Elliot: I had no interest in a Web store. It just seemed like a waste of time to me.

Joseph: That's when my son came to me and showed me a site...

Elliot: Wine-WOOT!

Joseph: Not Wine-Woot. Woot.com.

Elliot: I think they were the first flash site.

Joseph: They were putting electronics and stuff on at 12 o'clock, and when it was sold out, the site just shut itself down. It was becoming very cultish. We liked it.

Elliot: We had a lot of wine we had purchased opportunistically. It was a container from Australia, with great stuff. That became some of the first product we put on the Web.

Joseph: We built this one-at-a-time site.

Elliot: We paid a company to build it. We didn't even have a high-speed Web connection.
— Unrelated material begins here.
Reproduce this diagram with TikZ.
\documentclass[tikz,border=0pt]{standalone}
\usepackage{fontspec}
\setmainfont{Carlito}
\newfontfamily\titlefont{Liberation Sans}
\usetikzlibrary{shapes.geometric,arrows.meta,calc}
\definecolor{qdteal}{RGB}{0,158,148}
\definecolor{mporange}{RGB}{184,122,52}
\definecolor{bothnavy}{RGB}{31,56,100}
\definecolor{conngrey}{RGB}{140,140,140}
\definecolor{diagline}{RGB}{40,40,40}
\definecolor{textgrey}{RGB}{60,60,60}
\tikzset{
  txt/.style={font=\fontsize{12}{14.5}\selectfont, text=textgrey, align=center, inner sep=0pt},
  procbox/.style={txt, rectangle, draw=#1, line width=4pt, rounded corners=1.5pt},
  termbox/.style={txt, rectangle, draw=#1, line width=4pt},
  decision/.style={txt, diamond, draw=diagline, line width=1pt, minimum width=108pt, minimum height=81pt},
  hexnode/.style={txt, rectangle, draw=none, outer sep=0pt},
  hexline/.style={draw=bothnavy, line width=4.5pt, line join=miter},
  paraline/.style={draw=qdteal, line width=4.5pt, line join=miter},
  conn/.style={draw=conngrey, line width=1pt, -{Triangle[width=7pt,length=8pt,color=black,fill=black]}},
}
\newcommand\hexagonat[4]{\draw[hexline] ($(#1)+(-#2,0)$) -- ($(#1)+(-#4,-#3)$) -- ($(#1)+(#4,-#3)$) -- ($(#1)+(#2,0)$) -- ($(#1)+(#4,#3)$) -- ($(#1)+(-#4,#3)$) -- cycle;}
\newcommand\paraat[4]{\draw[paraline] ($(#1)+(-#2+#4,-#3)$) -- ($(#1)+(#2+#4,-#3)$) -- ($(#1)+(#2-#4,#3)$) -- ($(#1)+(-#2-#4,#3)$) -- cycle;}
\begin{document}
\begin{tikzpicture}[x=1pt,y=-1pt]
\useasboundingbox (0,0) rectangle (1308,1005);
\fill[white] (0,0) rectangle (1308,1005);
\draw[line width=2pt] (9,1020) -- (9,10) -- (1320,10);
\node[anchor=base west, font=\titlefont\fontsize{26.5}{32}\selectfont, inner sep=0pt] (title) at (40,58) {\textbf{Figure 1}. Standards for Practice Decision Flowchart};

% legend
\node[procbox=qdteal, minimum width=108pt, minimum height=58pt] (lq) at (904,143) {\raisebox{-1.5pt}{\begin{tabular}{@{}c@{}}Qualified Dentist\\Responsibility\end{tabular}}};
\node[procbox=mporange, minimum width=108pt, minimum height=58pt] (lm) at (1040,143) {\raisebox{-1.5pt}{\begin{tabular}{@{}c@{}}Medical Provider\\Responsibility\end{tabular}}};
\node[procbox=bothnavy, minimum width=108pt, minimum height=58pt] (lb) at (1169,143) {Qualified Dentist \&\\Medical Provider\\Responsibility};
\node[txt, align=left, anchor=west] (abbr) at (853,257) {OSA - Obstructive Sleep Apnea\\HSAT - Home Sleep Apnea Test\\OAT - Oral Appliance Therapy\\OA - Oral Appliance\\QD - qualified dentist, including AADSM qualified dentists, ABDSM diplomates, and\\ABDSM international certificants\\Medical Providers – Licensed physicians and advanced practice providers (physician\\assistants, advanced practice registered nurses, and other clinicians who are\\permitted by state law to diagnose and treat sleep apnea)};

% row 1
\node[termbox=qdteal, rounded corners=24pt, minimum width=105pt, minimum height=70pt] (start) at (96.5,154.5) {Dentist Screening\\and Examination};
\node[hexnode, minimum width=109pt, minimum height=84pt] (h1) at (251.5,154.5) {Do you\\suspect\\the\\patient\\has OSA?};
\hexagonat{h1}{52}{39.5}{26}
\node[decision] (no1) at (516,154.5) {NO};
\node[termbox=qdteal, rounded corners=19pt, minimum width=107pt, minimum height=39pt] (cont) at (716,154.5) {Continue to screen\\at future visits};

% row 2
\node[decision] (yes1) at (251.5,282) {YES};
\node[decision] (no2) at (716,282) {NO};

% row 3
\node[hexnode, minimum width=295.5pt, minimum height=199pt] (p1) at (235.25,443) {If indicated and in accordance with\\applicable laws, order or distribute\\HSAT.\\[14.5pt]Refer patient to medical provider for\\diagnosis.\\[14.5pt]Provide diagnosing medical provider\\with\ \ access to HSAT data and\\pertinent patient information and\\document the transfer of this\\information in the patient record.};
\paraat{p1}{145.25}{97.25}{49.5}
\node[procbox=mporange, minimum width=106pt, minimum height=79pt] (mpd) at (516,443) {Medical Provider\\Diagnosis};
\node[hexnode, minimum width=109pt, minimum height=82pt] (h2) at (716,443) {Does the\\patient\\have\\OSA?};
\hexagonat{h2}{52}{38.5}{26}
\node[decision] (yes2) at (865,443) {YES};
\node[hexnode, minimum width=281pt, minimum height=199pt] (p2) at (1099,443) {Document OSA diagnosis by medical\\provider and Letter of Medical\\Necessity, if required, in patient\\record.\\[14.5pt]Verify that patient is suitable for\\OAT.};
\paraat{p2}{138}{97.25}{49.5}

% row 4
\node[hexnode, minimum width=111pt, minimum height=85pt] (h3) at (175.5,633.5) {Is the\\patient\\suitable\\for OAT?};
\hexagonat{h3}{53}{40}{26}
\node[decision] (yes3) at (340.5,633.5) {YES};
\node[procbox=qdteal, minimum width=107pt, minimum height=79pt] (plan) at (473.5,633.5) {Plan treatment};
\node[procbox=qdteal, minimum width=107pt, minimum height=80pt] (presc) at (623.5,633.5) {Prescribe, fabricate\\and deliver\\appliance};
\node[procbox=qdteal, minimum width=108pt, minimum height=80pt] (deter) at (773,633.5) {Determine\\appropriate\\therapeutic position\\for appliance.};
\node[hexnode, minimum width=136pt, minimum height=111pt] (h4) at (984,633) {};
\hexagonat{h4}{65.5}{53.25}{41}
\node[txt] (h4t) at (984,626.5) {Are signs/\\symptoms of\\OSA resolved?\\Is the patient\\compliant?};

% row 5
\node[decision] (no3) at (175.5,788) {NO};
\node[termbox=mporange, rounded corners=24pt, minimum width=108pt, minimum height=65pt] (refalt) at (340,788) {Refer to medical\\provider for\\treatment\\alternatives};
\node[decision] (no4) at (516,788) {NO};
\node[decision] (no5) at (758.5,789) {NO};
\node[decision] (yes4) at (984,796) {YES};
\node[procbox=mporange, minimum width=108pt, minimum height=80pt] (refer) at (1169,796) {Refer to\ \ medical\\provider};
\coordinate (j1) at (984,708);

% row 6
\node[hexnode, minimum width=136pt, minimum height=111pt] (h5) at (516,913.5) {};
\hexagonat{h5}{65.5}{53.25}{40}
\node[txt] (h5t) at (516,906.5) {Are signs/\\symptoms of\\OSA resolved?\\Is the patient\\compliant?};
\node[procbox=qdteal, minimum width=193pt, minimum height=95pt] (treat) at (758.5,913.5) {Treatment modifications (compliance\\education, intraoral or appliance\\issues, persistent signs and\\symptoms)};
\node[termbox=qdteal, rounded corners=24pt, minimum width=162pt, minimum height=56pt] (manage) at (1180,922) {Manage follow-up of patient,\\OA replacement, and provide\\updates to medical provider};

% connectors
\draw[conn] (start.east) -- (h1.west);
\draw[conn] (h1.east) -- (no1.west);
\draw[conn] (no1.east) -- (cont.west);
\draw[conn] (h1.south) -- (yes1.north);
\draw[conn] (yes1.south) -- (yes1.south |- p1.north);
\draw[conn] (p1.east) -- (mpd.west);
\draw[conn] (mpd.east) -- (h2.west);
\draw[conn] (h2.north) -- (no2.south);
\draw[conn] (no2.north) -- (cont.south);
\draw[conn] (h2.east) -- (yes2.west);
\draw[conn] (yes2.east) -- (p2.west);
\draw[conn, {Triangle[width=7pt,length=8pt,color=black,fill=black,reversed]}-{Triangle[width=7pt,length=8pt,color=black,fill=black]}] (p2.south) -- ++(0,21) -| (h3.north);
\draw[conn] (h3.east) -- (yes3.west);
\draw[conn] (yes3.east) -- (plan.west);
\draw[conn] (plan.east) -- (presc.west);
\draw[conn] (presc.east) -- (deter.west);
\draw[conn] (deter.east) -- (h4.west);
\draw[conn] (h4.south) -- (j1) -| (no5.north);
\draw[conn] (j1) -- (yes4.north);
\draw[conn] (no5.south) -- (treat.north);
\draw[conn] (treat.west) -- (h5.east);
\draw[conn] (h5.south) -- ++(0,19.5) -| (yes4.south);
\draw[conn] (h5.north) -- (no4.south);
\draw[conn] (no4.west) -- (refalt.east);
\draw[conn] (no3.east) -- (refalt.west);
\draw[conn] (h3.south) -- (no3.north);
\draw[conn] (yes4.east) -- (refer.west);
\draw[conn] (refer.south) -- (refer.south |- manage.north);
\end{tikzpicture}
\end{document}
Joseph: We tested all kinds of stuff, with freight or without freight cost included, then a whole bunch of different-size packs...

Elliot: Two-packs!

Joseph: We did a whole bunch of different stuff...

Elliot: A mystery pack!

Joseph: ...to see what was going to sell.

Elliot: We made every mistake conceivable. Selling the wrong stuff...

Joseph: Using the wrong packaging...

Elliot: Broken bottles!

Heating bottles by mistake...

Elliot: Putting the wrong stuff on the site. I was writing all this copy for the Web, which is not easy to do.

Joseph: Eventually, we realized that four bottles was about as much as you could sell a customer of any one wine, and they wanted free shipping. And we guaranteed every bottle we sold. If somebody was unsatisfied, I would send an e-mail with a letter of apology, and we would give an instant refund.

Elliot: The best customer service is not asking somebody to pay for something.

Joseph: Then it started to grow. I would say, relatively quickly.